- _YOUR INSTRUCTIONS_
Reproduce exactly, with no pictures, each line from the opening of the material down through the line containing "154, 150, 120, 178, 270, 377, 315, 185, 5];".

- _SOURCE DATA_
- - - -

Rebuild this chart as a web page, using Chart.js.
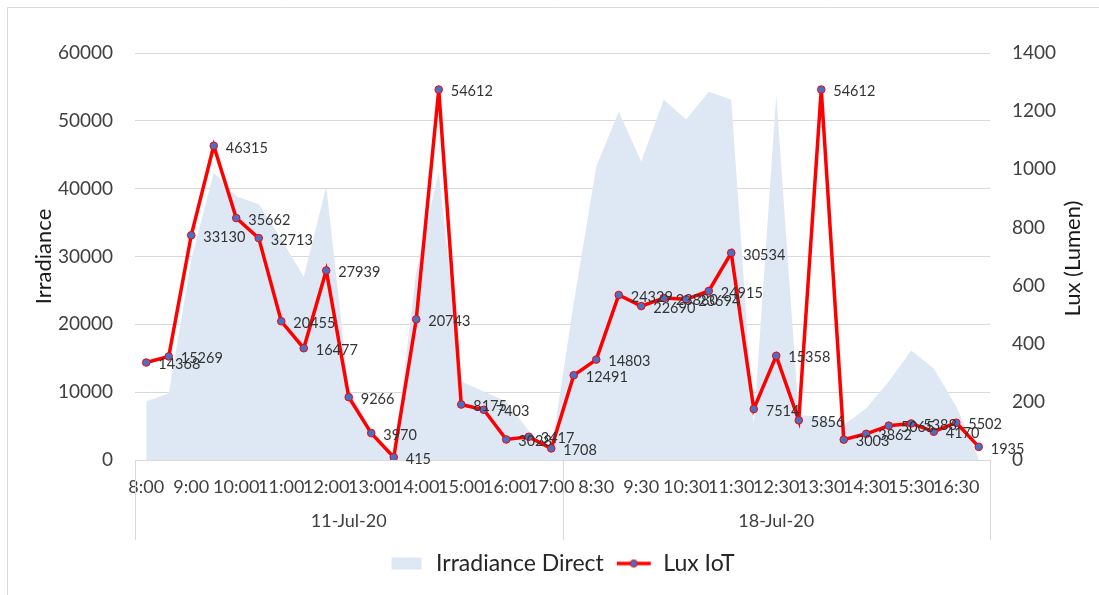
<!DOCTYPE html>
<html lang="en">
<head>
    <meta charset="UTF-8">
    <title>Irradiance vs Lux IoT</title>
    <script src="https://cdn.jsdelivr.net/npm/chart.js"></script>
    <style>
        html, body {
            margin: 0;
            padding: 0;
            background: #fff;
        }
        #chart {
            display: block;
        }
    </style>
</head>
<body>
    <canvas id="chart" width="1099" height="595"></canvas>
    <script>
        // datos
        const days = ['11-Jul-20', '18-Jul-20'];
        const times = ['8:00', '8:30', '9:00', '9:30', '10:00', '10:30', '11:00', '11:30', '12:00', '12:30',
                       '13:00', '13:30', '14:00', '14:30', '15:00', '15:30', '16:00', '16:30', '17:00'];

        // Lux IoT (eje izquierdo)
        const luxDay1 = [14368, 15269, 33130, 46315, 35662, 32713, 20455, 16477, 27939, 9266,
                         3970, 415, 20743, 54612, 8175, 7403, 3028, 3417, 1708];
        const luxDay2 = [12491, 14803, 24329, 22690, 23880, 23694, 24915, 30534, 7514, 15358,
                         5856, 54612, 3003, 3862, 5065, 5388, 4170, 5502, 1935];

        // Irradiance Direct (eje derecho)
        const irrDay1 = [202, 229, 690, 989, 907, 880, 760, 630, 941, 246,
                         100, 0, 647, 993, 270, 236, 202, 100, 30];
        const irrDay2 = [540, 1010, 1198, 1027, 1239, 1171, 1267, 1239, 120, 1256,
                         154, 150, 120, 178, 270, 377, 315, 185, 5];

        const leftTicks = { min: 0, max: 60000, step: 10000 };
        const rightTicks = { min: 0, max: 1400, step: 200 };

        const labels = [...times, ...times];
        const luxData = [...luxDay1, ...luxDay2];
        const irrData = [...irrDay1, ...irrDay2];

        const FONT = 'Lato, "Open Sans", sans-serif';
        const AREA_COLOR = '#dee8f4';
        const LINE_COLOR = '#ff0000';
        const DOT_COLOR = '#4472c4';

        // iconos de la leyenda
        function legendIcon(kind) {
            const c = document.createElement('canvas');
            c.width = 36;
            c.height = 14;
            const g = c.getContext('2d');
            if (kind === 'area') {
                g.fillStyle = AREA_COLOR;
                g.fillRect(3, 1, 30, 12);
            } else {
                g.strokeStyle = LINE_COLOR;
                g.lineWidth = 3.5;
                g.beginPath();
                g.moveTo(1, 7);
                g.lineTo(35, 7);
                g.stroke();
                g.fillStyle = DOT_COLOR;
                g.strokeStyle = LINE_COLOR;
                g.lineWidth = 1;
                g.beginPath();
                g.arc(18, 7, 3.6, 0, Math.PI * 2);
                g.fill();
                g.stroke();
            }
            return c;
        }
        const areaIcon = legendIcon('area');
        const lineIcon = legendIcon('line');

        // etiquetas de valores a la derecha de cada punto
        const valueLabels = {
            id: 'valueLabels',
            afterDatasetsDraw(chart) {
                const meta = chart.getDatasetMeta(0);
                const ctx = chart.ctx;
                ctx.save();
                ctx.font = '14.5px ' + FONT;
                ctx.fillStyle = '#333';
                ctx.textAlign = 'left';
                ctx.textBaseline = 'middle';
                meta.data.forEach((pt, i) => {
                    ctx.fillText(String(chart.data.datasets[0].data[i]), pt.x + 12, pt.y + 2);
                });
                ctx.restore();
            }
        };

        // marco, grupos de fechas y titulo del eje derecho
        const extras = {
            id: 'extras',
            afterLayout(chart) {
                // la leyenda original esta algo a la derecha del centro
                chart.legend.left += 12;
                chart.legend.right += 12;
            },
            beforeDraw(chart) {
                const ctx = chart.ctx;
                ctx.save();
                ctx.strokeStyle = '#d9d9d9';
                ctx.lineWidth = 1;
                ctx.beginPath();
                ctx.moveTo(7.5, chart.height);
                ctx.lineTo(7.5, 7.5);
                ctx.lineTo(chart.width, 7.5);
                ctx.stroke();
                ctx.restore();
            },
            afterDraw(chart) {
                const ctx = chart.ctx;
                const x = chart.scales.x;
                const area = chart.chartArea;
                const half = (x.getPixelForValue(1) - x.getPixelForValue(0)) / 2;
                const n = times.length;
                ctx.save();
                ctx.strokeStyle = '#d9d9d9';
                ctx.lineWidth = 1;
                ctx.font = '18px ' + FONT;
                ctx.fillStyle = '#404040';
                ctx.textAlign = 'center';
                ctx.textBaseline = 'middle';
                days.forEach((d, k) => {
                    const x0 = x.getPixelForValue(k * n) - half;
                    const x1 = x.getPixelForValue(k * n + n - 1) + half;
                    ctx.beginPath();
                    ctx.moveTo(Math.round(x0) + 0.5, area.bottom);
                    ctx.lineTo(Math.round(x0) + 0.5, area.bottom + 80);
                    ctx.moveTo(Math.round(x1) + 0.5, area.bottom);
                    ctx.lineTo(Math.round(x1) + 0.5, area.bottom + 80);
                    ctx.stroke();
                    ctx.fillText(d, (x0 + x1) / 2, area.bottom + 61);
                });
                // titulo derecho leido de abajo hacia arriba
                ctx.font = '22px ' + FONT;
                ctx.fillStyle = '#1a1a1a';
                ctx.translate(1073, (area.top + area.bottom) / 2 + 2);
                ctx.rotate(-Math.PI / 2);
                ctx.fillText('Lux (Lumen)', 0, 0);
                ctx.restore();
            }
        };

        const chart = new Chart(document.getElementById('chart'), {
            type: 'line',
            data: {
                labels: labels,
                datasets: [
                    {
                        label: 'Lux IoT',
                        data: luxData,
                        yAxisID: 'y',
                        borderColor: LINE_COLOR,
                        borderWidth: 3.5,
                        pointRadius: 3.8,
                        pointBackgroundColor: DOT_COLOR,
                        pointBorderColor: LINE_COLOR,
                        pointBorderWidth: 1,
                        tension: 0,
                        fill: false,
                        order: 0
                    },
                    {
                        label: 'Irradiance Direct',
                        data: irrData,
                        yAxisID: 'y1',
                        borderWidth: 0,
                        borderColor: AREA_COLOR,
                        backgroundColor: AREA_COLOR,
                        pointRadius: 0,
                        tension: 0,
                        fill: 'origin',
                        order: 1
                    }
                ]
            },
            options: {
                responsive: false,
                animation: false,
                layout: {
                    padding: { top: 53, bottom: 10, left: 0, right: 0 }
                },
                plugins: {
                    tooltip: { enabled: false },
                    legend: {
                        position: 'bottom',
                        labels: {
                            usePointStyle: true,
                            pointStyleWidth: 36,
                            boxHeight: 14,
                            padding: 12,
                            color: '#262626',
                            font: { family: FONT, size: 23 },
                            generateLabels: () => [
                                { text: 'Irradiance Direct', pointStyle: areaIcon, datasetIndex: 1, fontColor: '#262626', lineWidth: 0 },
                                { text: 'Lux IoT', pointStyle: lineIcon, datasetIndex: 0, fontColor: '#262626', lineWidth: 0 }
                            ]
                        }
                    }
                },
                scales: {
                    x: {
                        type: 'category',
                        offset: true,
                        grid: { display: false, drawTicks: false },
                        border: { display: true, color: '#d9d9d9' },
                        ticks: {
                            autoSkip: false,
                            maxRotation: 0,
                            minRotation: 0,
                            padding: 16,
                            color: '#404040',
                            font: { family: FONT, size: 18 },
                            callback: (v, i) => (i % 2 === 0 ? labels[i] : '')
                        },
                        afterFit: s => { s.height = 80; }
                    },
                    y: {
                        position: 'left',
                        min: leftTicks.min,
                        max: leftTicks.max,
                        grid: { color: '#d9d9d9', drawTicks: false },
                        border: { display: false },
                        ticks: {
                            stepSize: leftTicks.step,
                            padding: 22,
                            color: '#404040',
                            font: { family: FONT, size: 19 },
                            callback: v => String(v)
                        },
                        title: {
                            display: true,
                            text: 'Irradiance',
                            color: '#1a1a1a',
                            font: { family: FONT, size: 22 },
                            padding: { top: 31, bottom: 0 }
                        },
                        afterFit: s => { s.width = 135; }
                    },
                    y1: {
                        position: 'right',
                        min: rightTicks.min,
                        max: rightTicks.max,
                        grid: { display: false, drawTicks: false },
                        border: { display: false },
                        ticks: {
                            stepSize: rightTicks.step,
                            padding: 22,
                            color: '#404040',
                            font: { family: FONT, size: 19 },
                            callback: v => String(v)
                        },
                        afterFit: s => { s.width = 109; }
                    }
                }
            },
            plugins: [valueLabels, extras]
        });
    </script>
</body>
</html>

- - - -

- _EXERCISE SOLUTION_
Rebuild this chart as a web page, using Chart.js.
<!DOCTYPE html>
<html lang="en">
<head>
    <meta charset="UTF-8">
    <title>Irradiance vs Lux IoT</title>
    <script src="https://cdn.jsdelivr.net/npm/chart.js"></script>
    <style>
        html, body {
            margin: 0;
            padding: 0;
            background: #fff;
        }
        #chart {
            display: block;
        }
    </style>
</head>
<body>
    <canvas id="chart" width="1099" height="595"></canvas>
    <script>
        // datos
        const days = ['11-Jul-20', '18-Jul-20'];
        const times = ['8:00', '8:30', '9:00', '9:30', '10:00', '10:30', '11:00', '11:30', '12:00', '12:30',
                       '13:00', '13:30', '14:00', '14:30', '15:00', '15:30', '16:00', '16:30', '17:00'];

        // Lux IoT (eje izquierdo)
        const luxDay1 = [14368, 15269, 33130, 46315, 35662, 32713, 20455, 16477, 27939, 9266,
                         3970, 415, 20743, 54612, 8175, 7403, 3028, 3417, 1708];
        const luxDay2 = [12491, 14803, 24329, 22690, 23880, 23694, 24915, 30534, 7514, 15358,
                         5856, 54612, 3003, 3862, 5065, 5388, 4170, 5502, 1935];

        // Irradiance Direct (eje derecho)
        const irrDay1 = [202, 229, 690, 989, 907, 880, 760, 630, 941, 246,
                         100, 0, 647, 993, 270, 236, 202, 100, 30];
        const irrDay2 = [540, 1010, 1198, 1027, 1239, 1171, 1267, 1239, 120, 1256,
                         154, 150, 120, 178, 270, 377, 315, 185, 5];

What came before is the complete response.